A classic consequence of self-repression is that one's underlying nature, being unchanged, inevitably bursts out in inappropriate ways. It is no surprise that Craig would resort to sleazy restroom sex, since he is unwilling to see homosexuality in a more favorable light. As Matt Foreman observes, this is pathetic. It reminds me of Pinocchio, the wooden puppet who believes that if he prays hard enough, the Blue Fairy will make him into a real boy. Craig's own denials hint at the fairy-tale connection: twice during a contentious interview with the Idaho Statesman, he exclaimed, "Jiminy!"
Fate stepped in, as Jiminy Cricket would say, but not in the way Sen. Craig might have wished. On Aug. 27, the same day that Craig was definitively outed, another kind of conservative - prominent Washington pundit Andrew Sullivan - married his partner Aaron Tone in Provincetown. Here we have a nice juxtaposition: On one hand, a man who has consistently opposed any legal protections for gay citizens even as he engaged in furtive gay sex in restrooms. On the other hand, a self-affirming gay man who has advocated marriage equality for nearly two decades. The gods have a fine sense of irony.
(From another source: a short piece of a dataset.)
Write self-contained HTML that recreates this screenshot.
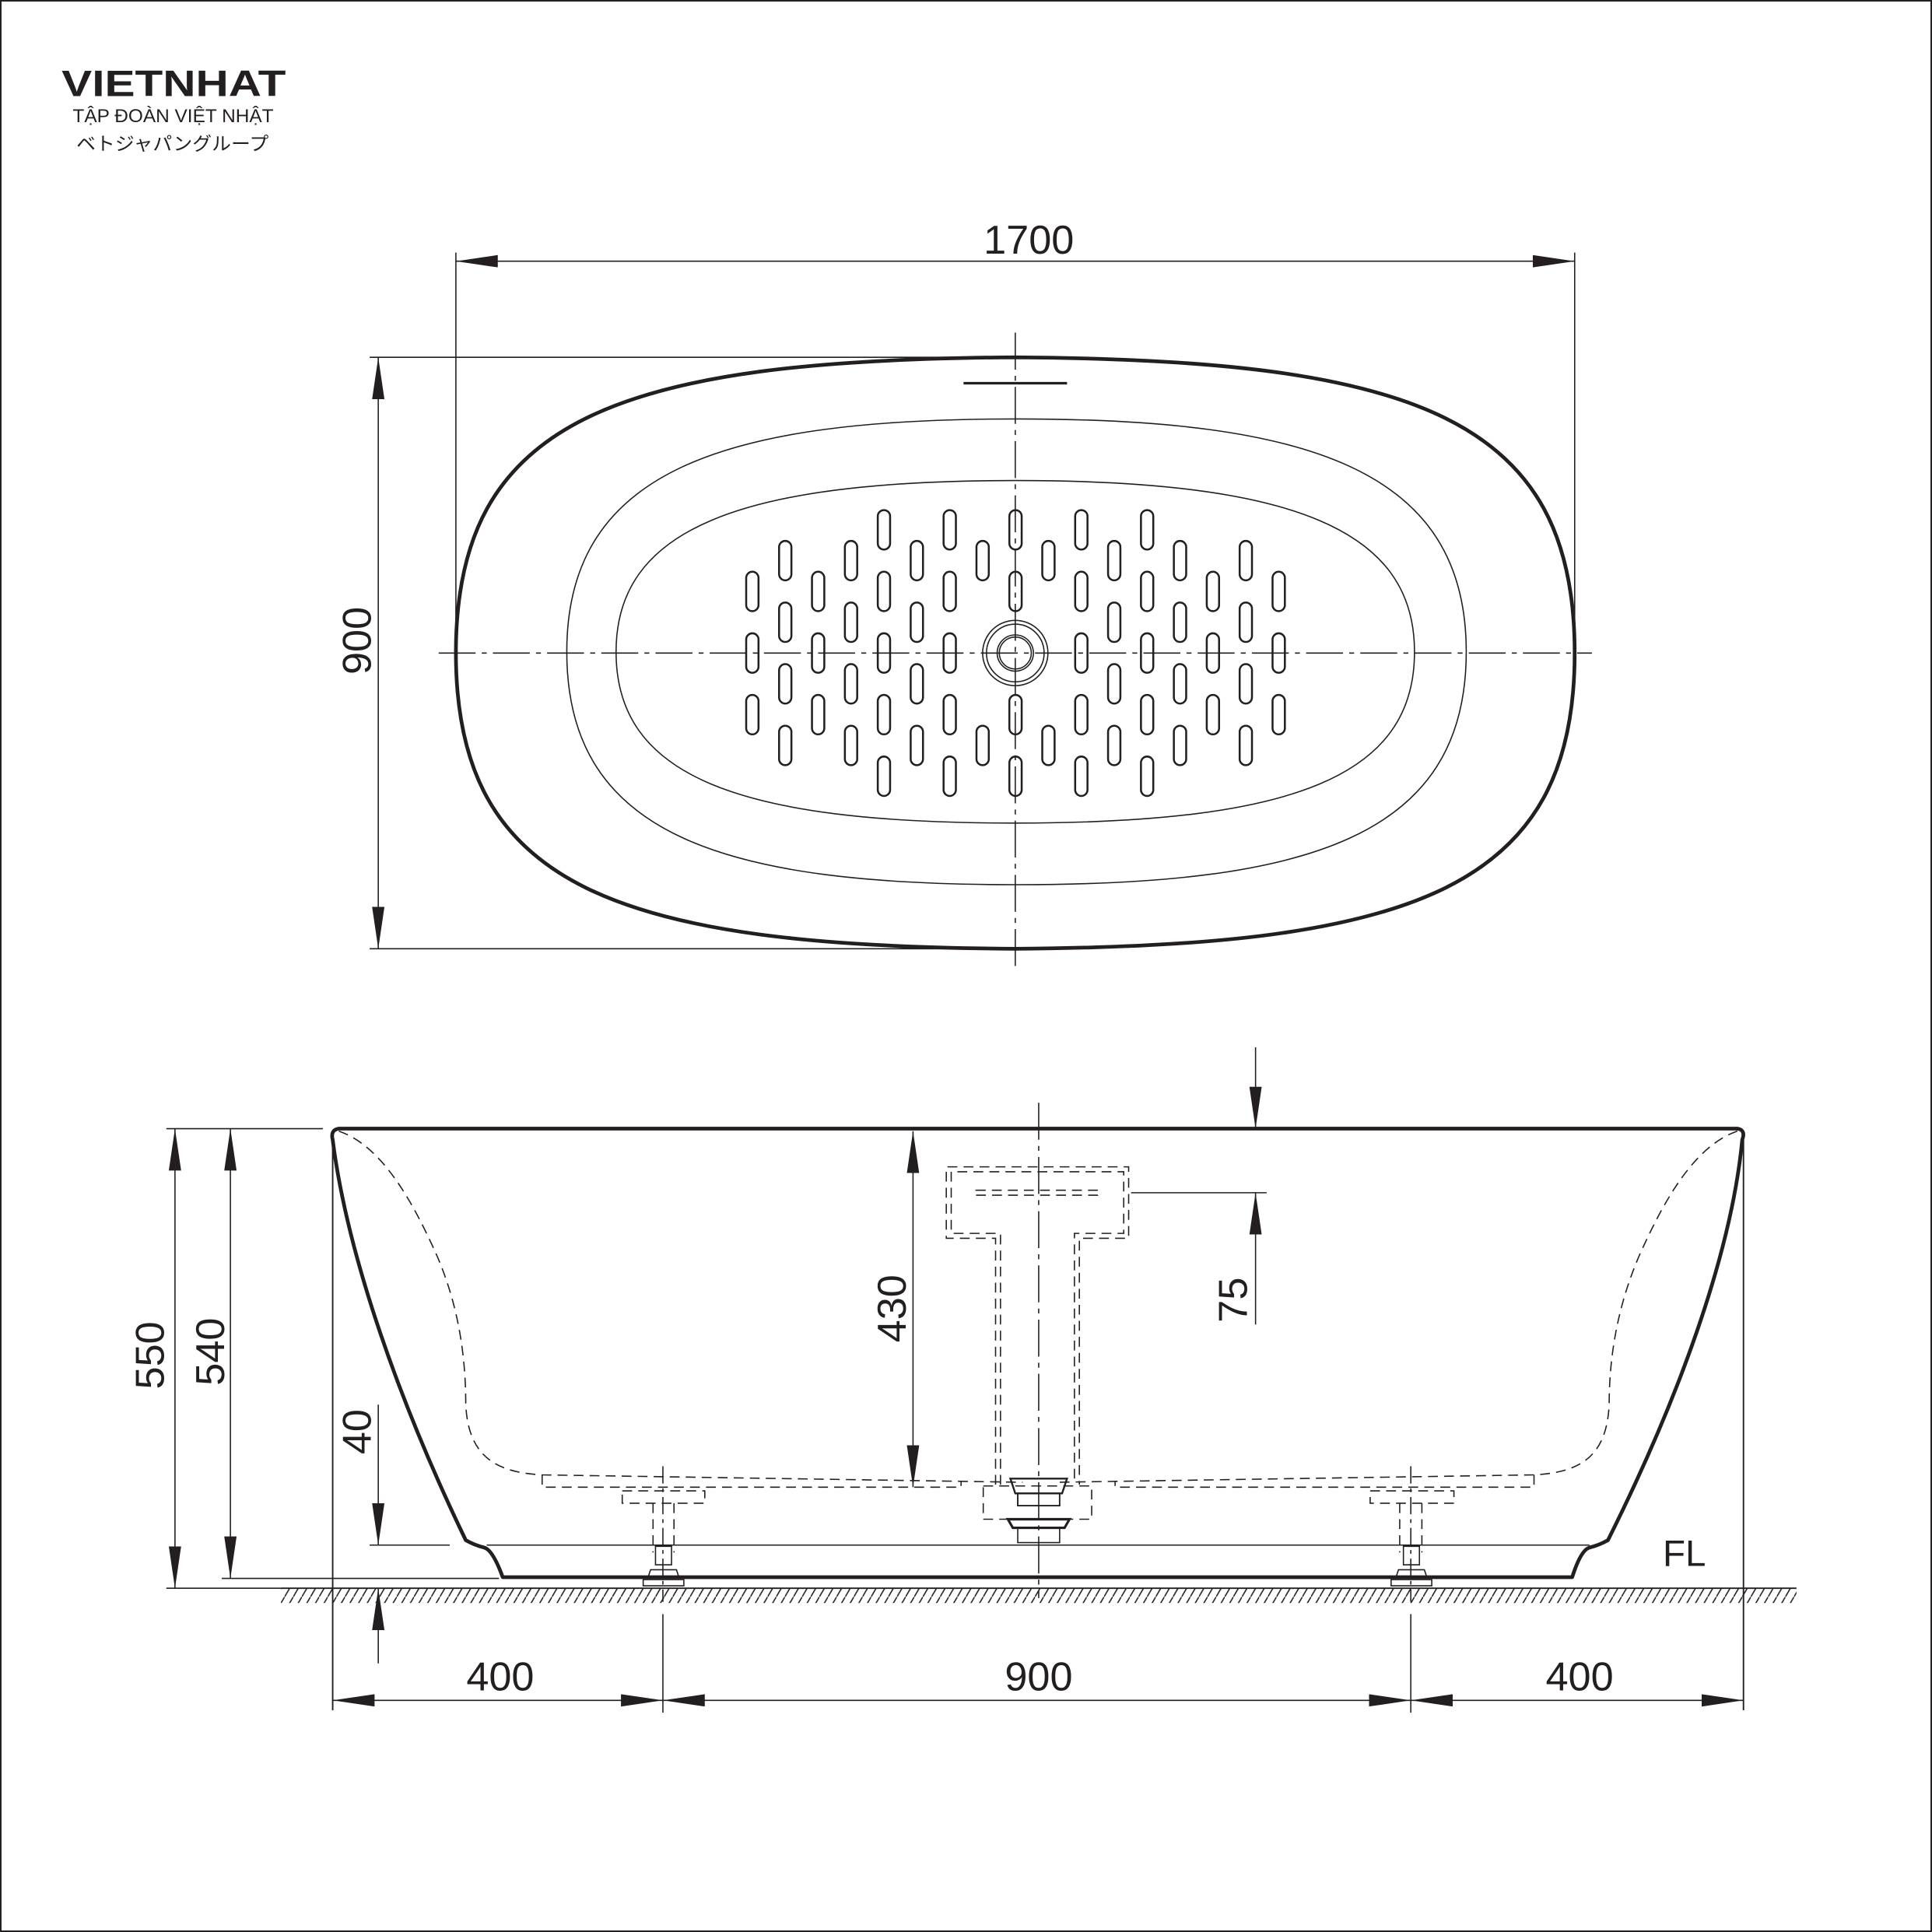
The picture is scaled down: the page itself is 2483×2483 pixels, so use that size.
<!DOCTYPE html>
<html><head><meta charset="utf-8"><style>
html,body{margin:0;padding:0;background:#fff}
svg{display:block}
text{font-family:"Liberation Sans","Noto Sans CJK JP",sans-serif;fill:#231f20}
</style></head><body>
<svg width="2483" height="2483" viewBox="0 0 1568 1568" xmlns="http://www.w3.org/2000/svg">
<defs>
<marker id="a" markerUnits="userSpaceOnUse" markerWidth="36" markerHeight="12" refX="34" refY="5" orient="auto-start-reverse"><path d="M0,0 L34,5 L0,10 z" fill="#231f20"/></marker>
<pattern id="h" patternUnits="userSpaceOnUse" width="7" height="12"><line x1="0" y1="12" x2="7" y2="0" stroke="#231f20" stroke-width="1"/></pattern>
<symbol id="o" overflow="visible"><rect x="-5" y="-16" width="10" height="32" rx="5" fill="none" stroke="#231f20" stroke-width="1.6"/></symbol>
</defs>
<rect x="0.5" y="0.5" width="1567" height="1567" fill="#fff" stroke="#231f20" stroke-width="1.5"/>
<!-- logo -->
<text x="50" y="78" font-size="30" font-weight="bold" textLength="182" lengthAdjust="spacingAndGlyphs">VIETNHAT</text>
<text x="59" y="99" font-size="15" textLength="163" lengthAdjust="spacingAndGlyphs">TẬP ĐOÀN VIỆT NHẬT</text>
<text x="62" y="122" font-size="15" textLength="156" lengthAdjust="spacingAndGlyphs">ベトジャパングループ</text>

<g stroke="#231f20" fill="none">
<!-- top view dims -->
<line x1="370" y1="205" x2="370" y2="530" stroke-width="1"/>
<line x1="1278" y1="205" x2="1278" y2="525" stroke-width="1"/>
<line x1="370" y1="212" x2="1278" y2="212" stroke-width="1" marker-start="url(#a)" marker-end="url(#a)"/>
<line x1="300" y1="290" x2="824" y2="290" stroke-width="1"/>
<line x1="300" y1="770" x2="824" y2="770" stroke-width="1"/>
<line x1="307" y1="290" x2="307" y2="770" stroke-width="1" marker-start="url(#a)" marker-end="url(#a)"/>
<!-- tub top -->
<path d="M824,290 C1150,292 1278,340 1278,530 C1278,720 1150,768 824,770 C500,768 370,720 370,530 C370,340 500,292 824,290 Z" stroke-width="3"/>
<path d="M825,340 C1060,340 1190,380 1190,529 C1190,680 1060,718 825,718 C590,718 460,680 460,529 C460,380 590,340 825,340 Z" stroke-width="1"/>
<path d="M824,390 C1050,390 1148,430 1148,529 C1148,630 1050,668 824,668 C598,668 500,630 500,529 C500,430 598,390 824,390 Z" stroke-width="1"/>
<line x1="782" y1="311" x2="866" y2="311" stroke-width="2"/>
<line x1="356" y1="530" x2="1292" y2="530" stroke-width="1" stroke-dasharray="30,5,4,5"/>
<line x1="824" y1="270" x2="824" y2="785" stroke-width="1" stroke-dasharray="30,5,4,5"/>
<circle cx="824" cy="530" r="26.5" stroke-width="1"/>
<circle cx="824" cy="530" r="23.4" stroke-width="1"/>
<circle cx="824" cy="530" r="14.7" stroke-width="1"/>
<circle cx="824" cy="530" r="13" stroke-width="1"/>
</g>
<g>
<use href="#o" x="610.6" y="480"/><use href="#o" x="610.6" y="530"/><use href="#o" x="610.6" y="580"/>
<use href="#o" x="637.3" y="455"/><use href="#o" x="637.3" y="505"/><use href="#o" x="637.3" y="555"/><use href="#o" x="637.3" y="605"/>
<use href="#o" x="664" y="480"/><use href="#o" x="664" y="530"/><use href="#o" x="664" y="580"/>
<use href="#o" x="690.7" y="455"/><use href="#o" x="690.7" y="505"/><use href="#o" x="690.7" y="555"/><use href="#o" x="690.7" y="605"/>
<use href="#o" x="717.4" y="430"/><use href="#o" x="717.4" y="480"/><use href="#o" x="717.4" y="530"/><use href="#o" x="717.4" y="580"/><use href="#o" x="717.4" y="630"/>
<use href="#o" x="744.1" y="455"/><use href="#o" x="744.1" y="505"/><use href="#o" x="744.1" y="555"/><use href="#o" x="744.1" y="605"/>
<use href="#o" x="770.8" y="430"/><use href="#o" x="770.8" y="480"/><use href="#o" x="770.8" y="530"/><use href="#o" x="770.8" y="580"/><use href="#o" x="770.8" y="630"/>
<use href="#o" x="797.5" y="455"/><use href="#o" x="797.5" y="605"/>
<use href="#o" x="824.2" y="430"/><use href="#o" x="824.2" y="480"/><use href="#o" x="824.2" y="580"/><use href="#o" x="824.2" y="630"/>
<use href="#o" x="850.9" y="455"/><use href="#o" x="850.9" y="605"/>
<use href="#o" x="877.6" y="430"/><use href="#o" x="877.6" y="480"/><use href="#o" x="877.6" y="530"/><use href="#o" x="877.6" y="580"/><use href="#o" x="877.6" y="630"/>
<use href="#o" x="904.3" y="455"/><use href="#o" x="904.3" y="505"/><use href="#o" x="904.3" y="555"/><use href="#o" x="904.3" y="605"/>
<use href="#o" x="931" y="430"/><use href="#o" x="931" y="480"/><use href="#o" x="931" y="530"/><use href="#o" x="931" y="580"/><use href="#o" x="931" y="630"/>
<use href="#o" x="957.7" y="455"/><use href="#o" x="957.7" y="505"/><use href="#o" x="957.7" y="555"/><use href="#o" x="957.7" y="605"/>
<use href="#o" x="984.4" y="480"/><use href="#o" x="984.4" y="530"/><use href="#o" x="984.4" y="580"/>
<use href="#o" x="1011.1" y="455"/><use href="#o" x="1011.1" y="505"/><use href="#o" x="1011.1" y="555"/><use href="#o" x="1011.1" y="605"/>
<use href="#o" x="1037.8" y="480"/><use href="#o" x="1037.8" y="530"/><use href="#o" x="1037.8" y="580"/>
</g>
<text x="835" y="206" font-size="33" text-anchor="middle">1700</text>
<text transform="translate(301,520) rotate(-90)" font-size="33" text-anchor="middle">900</text>

<!-- side view -->
<rect x="228" y="1289" width="1230" height="12" fill="url(#h)"/>
<g stroke="#231f20" fill="none">
<line x1="228" y1="1289" x2="1458" y2="1289" stroke-width="1.2"/>
<!-- outer tub -->
<path d="M275,916 L1410,916 Q1417,917 1414,925 C1405,1020 1360,1140 1305,1250 Q1298,1254 1290,1256 Q1283,1258 1276,1280 L408,1280 Q400,1258 393,1256 Q385,1254 378,1250 C325,1140 282,1020 270,925 Q268,917 275,916 Z" stroke-width="3" stroke-linejoin="round"/>
<!-- inner dashed -->
<g stroke-width="1" stroke-dasharray="8,5">
<path d="M275,918 C310,930 335,975 355,1020 C372,1060 378,1100 378,1140 C380,1180 400,1195 440,1197 L830,1203"/>
<path d="M1410,918 C1375,930 1350,975 1330,1020 C1313,1060 1306,1100 1306,1140 C1304,1180 1285,1195 1245,1197 L858,1203"/>
<path d="M440,1197 L440,1207 L780,1207 L780,1202"/>
<path d="M1245,1197 L1245,1207 L905,1207 L905,1202"/>
<path d="M808,1205 L808,1005 L768,1005 L768,947 L916,947 L916,1005 L876,1005 L876,1205"/>
<path d="M812,1205 L812,1001 L772,1001 L772,951 L912,951 L912,1001 L872,1001 L872,1205"/>
<path d="M792,966 L891,966 Q894,968 891,970 L792,970 Q789,968 792,966"/>
<path d="M798,1206 L886,1206 L886,1233 L798,1233 Z"/>
<path d="M505,1210 L572,1210 L572,1220 L505,1220 Z"/>
<path d="M1112,1210 L1180,1210 L1180,1220 L1112,1220 Z"/>
<path d="M530,1220 L530,1260 M547,1220 L547,1260 M1136,1220 L1136,1260 M1154,1220 L1154,1260"/>
</g>
<!-- drain solid parts -->
<path d="M820,1200 L866,1200 L862,1212 L824,1212 Z" stroke-width="1.5"/>
<path d="M826,1212 L860,1212 L860,1222 L826,1222 Z" stroke-width="1.2"/>
<path d="M818,1233 L868,1233 L864,1240 L822,1240 Z" stroke-width="2"/>
<path d="M826,1240 L860,1240 L860,1252 L826,1252 Z" stroke-width="1"/>
<!-- legs -->
<path d="M532,1255 L545,1255 L545,1270 L532,1270 Z M528,1274 L549,1274 L551,1280 L526,1280 Z M522,1282 L555,1282 L555,1287 L522,1287 Z" stroke-width="1"/>
<path d="M1139,1255 L1152,1255 L1152,1270 L1139,1270 Z M1135,1274 L1156,1274 L1158,1280 L1133,1280 Z M1129,1282 L1162,1282 L1162,1287 L1129,1287 Z" stroke-width="1"/>
<!-- FL line -->
<line x1="300" y1="1254" x2="365" y2="1254" stroke-width="1"/>
<line x1="395" y1="1254" x2="1290" y2="1254" stroke-width="1"/>
<!-- center lines -->
<line x1="843" y1="895" x2="843" y2="1297" stroke-width="1" stroke-dasharray="30,5,4,5"/>
<line x1="538" y1="1190" x2="538" y2="1300" stroke-width="1" stroke-dasharray="14,4,3,4"/>
<line x1="1145" y1="1190" x2="1145" y2="1300" stroke-width="1" stroke-dasharray="14,4,3,4"/>
<!-- extension lines -->
<line x1="135" y1="916" x2="262" y2="916" stroke-width="1"/>
<line x1="180" y1="1281" x2="405" y2="1281" stroke-width="1"/>
<line x1="135" y1="1289" x2="228" y2="1289" stroke-width="1"/>
<line x1="270" y1="925" x2="270" y2="1388" stroke-width="1.2"/>
<line x1="1415" y1="925" x2="1415" y2="1388" stroke-width="1.2"/>
<line x1="538" y1="1310" x2="538" y2="1390" stroke-width="1"/>
<line x1="1145" y1="1310" x2="1145" y2="1390" stroke-width="1"/>
<line x1="918" y1="968" x2="1028" y2="968" stroke-width="1"/>
<!-- dimension lines -->
<line x1="142" y1="916" x2="142" y2="1289" stroke-width="1" marker-start="url(#a)" marker-end="url(#a)"/>
<line x1="187" y1="916" x2="187" y2="1281" stroke-width="1" marker-start="url(#a)" marker-end="url(#a)"/>
<line x1="307" y1="1140" x2="307" y2="1254" stroke-width="1" marker-end="url(#a)"/>
<line x1="307" y1="1350" x2="307" y2="1289" stroke-width="1" marker-end="url(#a)"/>
<line x1="741" y1="918" x2="741" y2="1207" stroke-width="1" marker-start="url(#a)" marker-end="url(#a)"/>
<line x1="1019" y1="1075" x2="1019" y2="968" stroke-width="1" marker-end="url(#a)"/>
<line x1="1019" y1="850" x2="1019" y2="916" stroke-width="1" marker-end="url(#a)"/>
<line x1="270" y1="1380" x2="538" y2="1380" stroke-width="1" marker-start="url(#a)" marker-end="url(#a)"/>
<line x1="538" y1="1380" x2="1145" y2="1380" stroke-width="1" marker-start="url(#a)" marker-end="url(#a)"/>
<line x1="1145" y1="1380" x2="1415" y2="1380" stroke-width="1" marker-start="url(#a)" marker-end="url(#a)"/>
</g>
<text transform="translate(133,1100) rotate(-90)" font-size="33" text-anchor="middle">550</text>
<text transform="translate(182,1097) rotate(-90)" font-size="33" text-anchor="middle">540</text>
<text transform="translate(301,1162) rotate(-90)" font-size="33" text-anchor="middle">40</text>
<text transform="translate(735,1062) rotate(-90)" font-size="33" text-anchor="middle">430</text>
<text transform="translate(1012,1055) rotate(-90)" font-size="33" text-anchor="middle">75</text>
<text x="406" y="1372" font-size="33" text-anchor="middle">400</text>
<text x="843" y="1372" font-size="33" text-anchor="middle">900</text>
<text x="1282" y="1372" font-size="33" text-anchor="middle">400</text>
<text x="1367" y="1271" font-size="30" text-anchor="middle">FL</text>
</svg>
</body></html>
We are witnessing a cultural shift: Henceforth, the Washington establishment will have in its midst a living exemplar of same-sex marriage, which just by refusing to hide will be a continual rebuke of the slander that only straight people are family. It is precisely because the public institution of marriage confers respectability and makes our relationships harder to dismiss that homophobes have sought so strenuously to cut gay couples out of the Constitution.
To be sure, cultural change does not automatically translate into victory at the polls. The latter, as Congressman Barney Frank likes to remind us, requires organizing and persuading and getting out the vote. There are still millions of Americans who would prefer that their gay children suppress their desires and choose an opposite-sex spouse. People in denial like Craig are surrounded by enablers. We may be at a turning point, but our struggle is far from over.
On another off note, this week's famous groom has made his share of enemies. But the attacks against him from left and right have been going on for years, and Andrew Sullivan is still standing. A quick search of the blogs this week turns up catty comments, salacious rumors, and entries like "Did you see the pic Aaron painted of Andrew's bottom?" I personally prefer the picture Andrew himself posted of the handsome, bearded Aaron asleep on a sofa with their two beagles.
The glare of the spotlight can be hard on any relationship, and even the most obscure of marriages can fail (though I happily note that the divorce rate is lower in Massachusetts than in the Bible Belt). Failure is a risk that we take whenever we set sail. Of course, Andrew would have to work overtime to catch up with the multiple marriages of various anti-gay politicians. All that really matters is that he and Aaron have taken the leap together.
A real marriage is not a Disney fantasy. We are not carried along by fate. We are responsible people capable of summoning forgiveness and generosity and humility to overcome our baser instincts. Like any worthy enterprise, a marriage takes devoted effort. So here's wishing Andrew and Aaron perseverance and grace to help them through the inevitable rough spots.
As for Larry Craig, whose career lies in ruins: Notwithstanding his contemptible coupling of squalid gay encounters with opposition to gay rights, he is more pitiful than anything else. In the end, the greatest victim of his lies is himself.